Today was an amazingly productive day in my book. I started off by knocking out a series of work and home chores. Riding on that energy high, I went out into town to get my phone fixed. It's been barely alive for a few months now, but I've been too nervous to get it looked at. I was afraid to go on my own because so often does it happen that people try to squeeze extra money out of foreigners, whether it be a taxi ride, market haggling, or our babushka landlady.

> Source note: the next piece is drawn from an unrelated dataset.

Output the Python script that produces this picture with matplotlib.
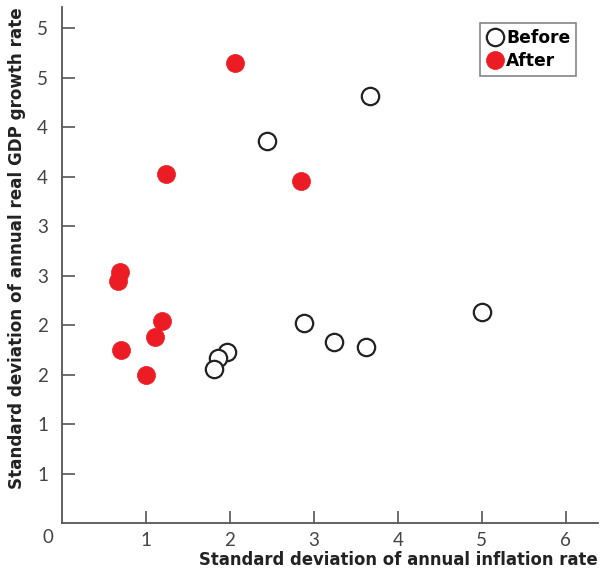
import matplotlib
matplotlib.use("Agg")
import matplotlib.pyplot as plt

# standard deviations
before_infl = [3.67, 2.44, 2.88, 3.24, 3.62, 5.00, 1.96, 1.86, 1.81]
before_gdp = [4.31, 3.86, 2.02, 1.83, 1.78, 2.13, 1.73, 1.67, 1.56]

after_infl = [2.06, 1.24, 2.85, 0.69, 0.67, 1.19, 1.11, 0.70, 1.00]
after_gdp = [4.65, 3.53, 3.46, 2.54, 2.45, 2.04, 1.88, 1.75, 1.50]

x_ticks = [1, 2, 3, 4, 5, 6]
y_ticks = [0.5, 1.0, 1.5, 2.0, 2.5, 3.0, 3.5, 4.0, 4.5, 5.0]
y_tick_labels = ["1", "1", "2", "2", "3", "3", "4", "4", "5", "5"]

plt.rcParams['font.family'] = ['Lato', 'DejaVu Sans']

fig = plt.figure(figsize=(6.05, 5.73), dpi=100)
ax = fig.add_axes([0.1025, 0.0867, 0.8855, 0.9005])

ax.plot(before_infl, before_gdp, 'o', ms=12.5, mfc='white', mec='#222222', mew=1.6,
        label='Before', clip_on=False)
ax.plot(after_infl, after_gdp, 'o', ms=13, mfc='#ec1c24', mec='#ec1c24', mew=0.5,
        label='After', clip_on=False)

ax.set_xlim(0, 6.38)
ax.set_ylim(0, 5.21)

grey = '#555555'
for s in ['top', 'right']:
    ax.spines[s].set_visible(False)
for s in ['left', 'bottom']:
    ax.spines[s].set_color(grey)
    ax.spines[s].set_linewidth(1.3)

ax.set_xticks(x_ticks)
ax.set_xticklabels([str(v) for v in x_ticks])
ax.set_yticks(y_ticks)
ax.set_yticklabels(y_tick_labels)
ax.tick_params(direction='in', length=9, width=1.2, color=grey,
               labelsize=13.5, labelcolor='#444444')
ax.tick_params(axis='x', pad=6)
ax.tick_params(axis='y', pad=10)
ax.text(-0.17, -0.14, "0", fontsize=13.5, color='#444444', ha='center', va='center',
        transform=ax.transData, clip_on=False)

lab_font = {'family': 'DejaVu Sans', 'weight': 'bold', 'size': 11.9}
ax.set_xlabel("Standard deviation of annual inflation rate", fontdict=lab_font,
              color='#222222', loc='right', labelpad=2)
lab_font_y = dict(lab_font, size=12.1)
ax.set_ylabel("Standard deviation of annual real GDP growth rate", fontdict=lab_font_y,
              color='#222222', loc='top', labelpad=8)

leg = ax.legend(loc='upper right', bbox_to_anchor=(0.976, 0.987), frameon=True,
                fancybox=False, handletextpad=0.15, handlelength=1.0,
                borderpad=0.35, labelspacing=0.3,
                prop={'family': 'DejaVu Sans', 'weight': 'bold', 'size': 12.3})
leg.get_frame().set_edgecolor('#666666')
leg.get_frame().set_linewidth(1.2)

fig.savefig("out.png", dpi=100)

Moreover, a friend said that it would be better to go with someone who speaks Russian, as a certain amount of conversation is required. So far, I've experienced a spectrum of reactions to my foreignness in Russia, from exasperated frustration at my non-Russian speaking abilities to mutual curiosity and cooperation from similarly non-English speaking counterparts. Luckily, the iPhone repair man I found nestled in an electronics shopping mall was one of the latter. With MINIMAL russian vocabulary, I communicated that my phone needed repair (remont) and that the battery needed replacement. He wrote down the price (only 20$ for the repair and the battery) and said "10 minutes" in English. Wow, easy. It doesn't have to be that hard!!! We make things hard on ourselves. After only three months in a Russia, I realize I can do what I need to do. Getting a medical exam, fixing an iPhone, scheduling a hair appointment- check. Things to I need to remember, though
1) It's okay that I can't make grammatically correct sentences. With the vocabulary that I have, my needs will be communicated if the other person is willing to cooperate. Try!!!!
2) In the event that the person I'm dealing with is unhelpful or frustrated, move on. There will be someone else happy to have the business. Try again!!!!
3) I stand in my own way by telling myself that I can't do have the power to do X Y or Z. While it's okay to ask for help, it's more important to me that I TRY myself first. It usually feels more rewarding in the end, too.
So, yet again, try. Then try harder!!!!